Abstract: This thesis offers an account of dualist heresy in medieval Aquitaine. The first part asserts that the heresy referred to in early eleventh-century sources was dualist and originated in Balkan Bogomilism. It does this by combining two established methodologies. Through the first, reading the sources in their social context, it finds the poor experiencing increased poverty and oppression, and that some amongst the laity and clergy were observing signs prefiguring The End of historical time. Not unexpectedly, some responded through dissent and demanded reform and justice: a new system of values, in other words. Then the thesis adopts a comparative methodology in a ‘global’ context. It finds that the accounts of dissent do more than identify Apocalypticism or primitive communism. They make reference to dualist cosmology and practice. Dualists in the Balkans were intent on spreading their teaching world-wide, and this period saw increased contacts with the west. The spread of Bogomilism to Aquitaine was thus both likely and possible, and appears to have had some success.

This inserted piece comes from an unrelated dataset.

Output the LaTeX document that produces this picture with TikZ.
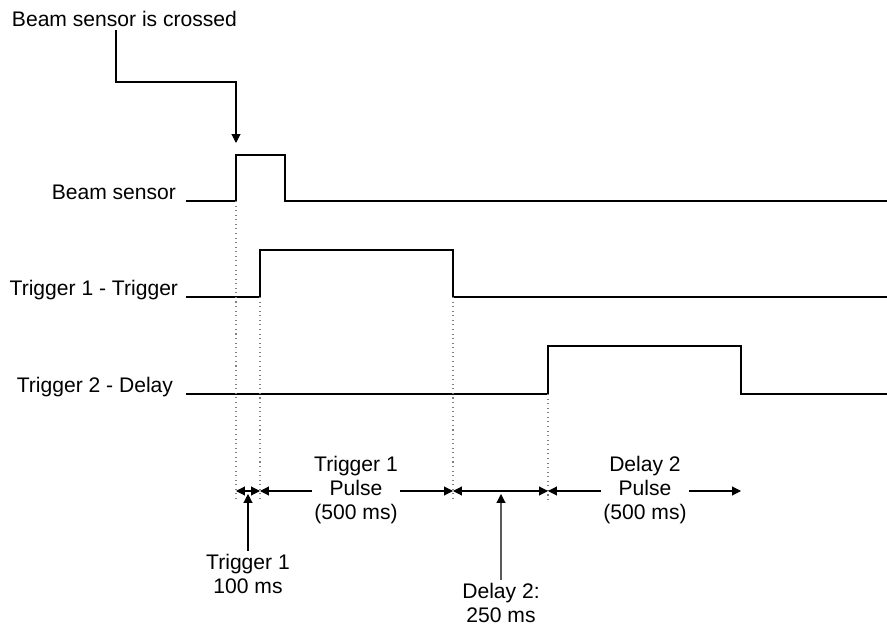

The second part of this thesis makes three contributions to the history of Catharism. First it suggests why twelfth-century Aquitaine was almost entirely untouched by the heresy except in the county of Agen. It points to actively Catholic lay authority and a relatively dynamic monasticism in Aquitaine, and finds these largely absent in the heretical Agenais. Second, it examines the Cathar diocese of Agen and the impact upon it of the Albigensian Crusade and the Medieval Inquisition. In this it argues that Agenais lay society was very diverse and divided, but notes close collaboration between its heretics and those of neighbouring Quercy. Third, it argues that a better understanding of aspects of the crusade can be gamed through its examination in the context of relations between the dukes of Aquitaine – who were also kings of England – and the counts of Toulouse, the kings of France and the Papacy.